# [Stated problem]
Copy out the data below as written; omit any images.

BEGIN Data segment

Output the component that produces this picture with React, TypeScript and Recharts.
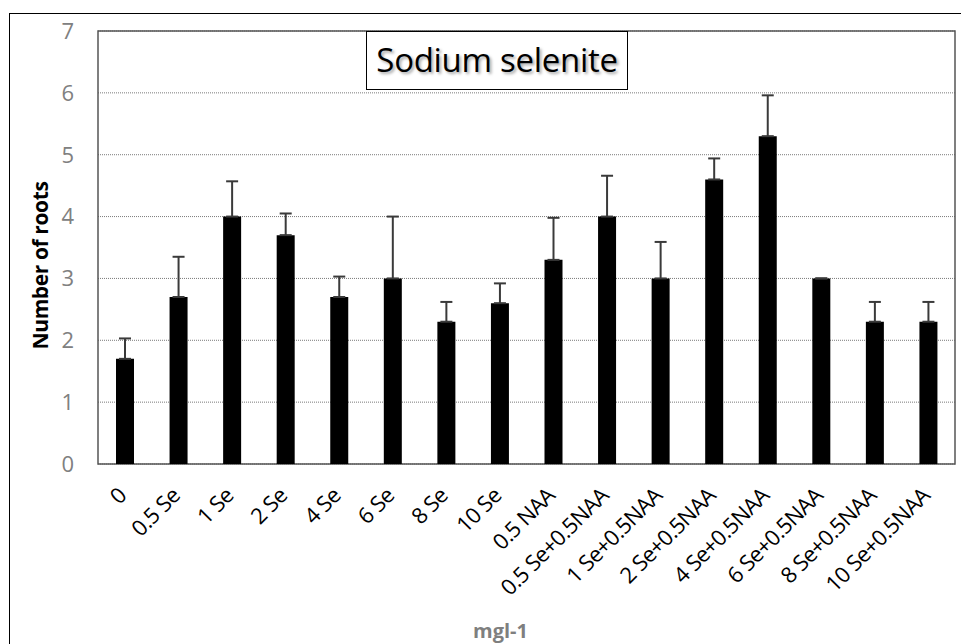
import {
  BarChart,
  Bar,
  XAxis,
  YAxis,
  CartesianGrid,
  ErrorBar,
  ReferenceArea,
} from 'recharts';

// treatment labels along the x axis
const categories = [
  '0',
  '0.5 Se',
  '1 Se',
  '2 Se',
  '4 Se',
  '6 Se',
  '8 Se',
  '10 Se',
  '0.5 NAA',
  '0.5 Se+0.5NAA',
  '1 Se+0.5NAA',
  '2 Se+0.5NAA',
  '4 Se+0.5NAA',
  '6 Se+0.5NAA',
  '8 Se+0.5NAA',
  '10 Se+0.5NAA',
];

// mean number of roots per treatment
const means = [1.7, 2.7, 4.0, 3.7, 2.7, 3.0, 2.3, 2.6, 3.3, 4.0, 3.0, 4.6, 5.3, 3.0, 2.3, 2.3];

// upper error (SE) per treatment
const errors = [0.33, 0.65, 0.57, 0.35, 0.33, 1.0, 0.32, 0.32, 0.68, 0.66, 0.59, 0.34, 0.66, 0, 0.32, 0.32];

const yTicks = [0, 1, 2, 3, 4, 5, 6, 7];

const data = categories.map((name, i) => ({
  name,
  mean: means[i],
  err: [0, errors[i]],
}));

const FONT = '"Open Sans", "Noto Sans", sans-serif';

function XTick(props: any) {
  const { x, y, payload } = props;
  const ax = x + 3;
  const ay = y + 31;
  return (
    <text
      x={ax}
      y={ay}
      transform={`rotate(-45, ${ax}, ${ay})`}
      textAnchor="end"
      fontSize={22}
      letterSpacing={-0.6}
      fontFamily={FONT}
      fill="#000"
    >
      {payload.value}
    </text>
  );
}

function YLabel(props: any) {
  const { viewBox } = props;
  const cx = viewBox.x + 12;
  const cy = viewBox.y + viewBox.height / 2 + 18;
  return (
    <text
      x={cx}
      y={cy}
      transform={`rotate(-90, ${cx}, ${cy})`}
      textAnchor="middle"
      dominantBaseline="central"
      fontSize={21}
      fontWeight="bold"
      letterSpacing={-0.4}
      fontFamily={FONT}
      fill="#000"
    >
      Number of roots
    </text>
  );
}

export default function App() {
  return (
    <div style={{ position: 'relative', width: 961, height: 636, fontFamily: FONT }}>
      {/* outer frame, only top/left fall inside the window */}
      <div
        style={{
          position: 'absolute',
          left: 1,
          top: 5,
          width: 959,
          height: 630,
          borderLeft: '1.5px solid #000',
          borderTop: '1.5px solid #000',
        }}
      />
      <BarChart
        width={961}
        height={636}
        data={data}
        margin={{ top: 23, right: 14, bottom: 4, left: 20 }}
        barSize={18}
      >
        <CartesianGrid
          horizontal
          vertical={false}
          stroke="#7a7a7a"
          strokeDasharray="1 1"
        />
        <XAxis
          dataKey="name"
          interval={0}
          tick={<XTick />}
          tickLine={false}
          tickSize={0}
          axisLine={false}
          height={176}
          label={{
            value: 'mgl-1',
            position: 'insideBottom',
            offset: 2,
            dx: -26,
            fontSize: 20,
            fontWeight: 'bold',
            fill: '#7f7f7f',
            fontFamily: FONT,
          }}
        />
        <YAxis
          domain={[0, 7]}
          ticks={yTicks}
          width={70}
          tickLine={false}
          axisLine={false}
          tickMargin={18}
          tick={{ fontSize: 22, fill: '#808080', fontFamily: FONT }}
          label={<YLabel />}
        />
        <ReferenceArea
          y1={0}
          y2={7}
          fill="none"
          stroke="#555"
          strokeWidth={1.5}
          ifOverflow="visible"
        />
        <Bar dataKey="mean" fill="#000" isAnimationActive={false}>
          <ErrorBar dataKey="err" width={6} stroke="#3a3a3a" strokeWidth={2} direction="y" />
        </Bar>
      </BarChart>
      <div
        style={{
          position: 'absolute',
          left: 358,
          top: 23,
          width: 262,
          height: 59,
          boxSizing: 'border-box',
          border: '1.5px solid #000',
          background: '#fff',
          fontSize: 33,
          lineHeight: '56px',
          textAlign: 'center',
          color: '#000',
          letterSpacing: -0.3,
          textShadow: '2px 2px 3px rgba(0,0,0,0.35)',
        }}
      >
        Sodium selenite
      </div>
    </div>
  );
}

END Data segment

# [Answer for the task]
Output the component that produces this picture with React, TypeScript and Recharts.
import {
  BarChart,
  Bar,
  XAxis,
  YAxis,
  CartesianGrid,
  ErrorBar,
  ReferenceArea,
} from 'recharts';

// treatment labels along the x axis
const categories = [
  '0',
  '0.5 Se',
  '1 Se',
  '2 Se',
  '4 Se',
  '6 Se',
  '8 Se',
  '10 Se',
  '0.5 NAA',
  '0.5 Se+0.5NAA',
  '1 Se+0.5NAA',
  '2 Se+0.5NAA',
  '4 Se+0.5NAA',
  '6 Se+0.5NAA',
  '8 Se+0.5NAA',
  '10 Se+0.5NAA',
];

// mean number of roots per treatment
const means = [1.7, 2.7, 4.0, 3.7, 2.7, 3.0, 2.3, 2.6, 3.3, 4.0, 3.0, 4.6, 5.3, 3.0, 2.3, 2.3];

// upper error (SE) per treatment
const errors = [0.33, 0.65, 0.57, 0.35, 0.33, 1.0, 0.32, 0.32, 0.68, 0.66, 0.59, 0.34, 0.66, 0, 0.32, 0.32];

const yTicks = [0, 1, 2, 3, 4, 5, 6, 7];

const data = categories.map((name, i) => ({
  name,
  mean: means[i],
  err: [0, errors[i]],
}));

const FONT = '"Open Sans", "Noto Sans", sans-serif';

function XTick(props: any) {
  const { x, y, payload } = props;
  const ax = x + 3;
  const ay = y + 31;
  return (
    <text
      x={ax}
      y={ay}
      transform={`rotate(-45, ${ax}, ${ay})`}
      textAnchor="end"
      fontSize={22}
      letterSpacing={-0.6}
      fontFamily={FONT}
      fill="#000"
    >
      {payload.value}
    </text>
  );
}

function YLabel(props: any) {
  const { viewBox } = props;
  const cx = viewBox.x + 12;
  const cy = viewBox.y + viewBox.height / 2 + 18;
  return (
    <text
      x={cx}
      y={cy}
      transform={`rotate(-90, ${cx}, ${cy})`}
      textAnchor="middle"
      dominantBaseline="central"
      fontSize={21}
      fontWeight="bold"
      letterSpacing={-0.4}
      fontFamily={FONT}
      fill="#000"
    >
      Number of roots
    </text>
  );
}

export default function App() {
  return (
    <div style={{ position: 'relative', width: 961, height: 636, fontFamily: FONT }}>
      {/* outer frame, only top/left fall inside the window */}
      <div
        style={{
          position: 'absolute',
          left: 1,
          top: 5,
          width: 959,
          height: 630,
          borderLeft: '1.5px solid #000',
          borderTop: '1.5px solid #000',
        }}
      />
      <BarChart
        width={961}
        height={636}
        data={data}
        margin={{ top: 23, right: 14, bottom: 4, left: 20 }}
        barSize={18}
      >
        <CartesianGrid
          horizontal
          vertical={false}
          stroke="#7a7a7a"
          strokeDasharray="1 1"
        />
        <XAxis
          dataKey="name"
          interval={0}
          tick={<XTick />}
          tickLine={false}
          tickSize={0}
          axisLine={false}
          height={176}
          label={{
            value: 'mgl-1',
            position: 'insideBottom',
            offset: 2,
            dx: -26,
            fontSize: 20,
            fontWeight: 'bold',
            fill: '#7f7f7f',
            fontFamily: FONT,
          }}
        />
        <YAxis
          domain={[0, 7]}
          ticks={yTicks}
          width={70}
          tickLine={false}
          axisLine={false}
          tickMargin={18}
          tick={{ fontSize: 22, fill: '#808080', fontFamily: FONT }}
          label={<YLabel />}
        />
        <ReferenceArea
          y1={0}
          y2={7}
          fill="none"
          stroke="#555"
          strokeWidth={1.5}
          ifOverflow="visible"
        />
        <Bar dataKey="mean" fill="#000" isAnimationActive={false}>
          <ErrorBar dataKey="err" width={6} stroke="#3a3a3a" strokeWidth={2} direction="y" />
        </Bar>
      </BarChart>
      <div
        style={{
          position: 'absolute',
          left: 358,
          top: 23,
          width: 262,
          height: 59,
          boxSizing: 'border-box',
          border: '1.5px solid #000',
          background: '#fff',
          fontSize: 33,
          lineHeight: '56px',
          textAlign: 'center',
          color: '#000',
          letterSpacing: -0.3,
          textShadow: '2px 2px 3px rgba(0,0,0,0.35)',
        }}
      >
        Sodium selenite
      </div>
    </div>
  );
}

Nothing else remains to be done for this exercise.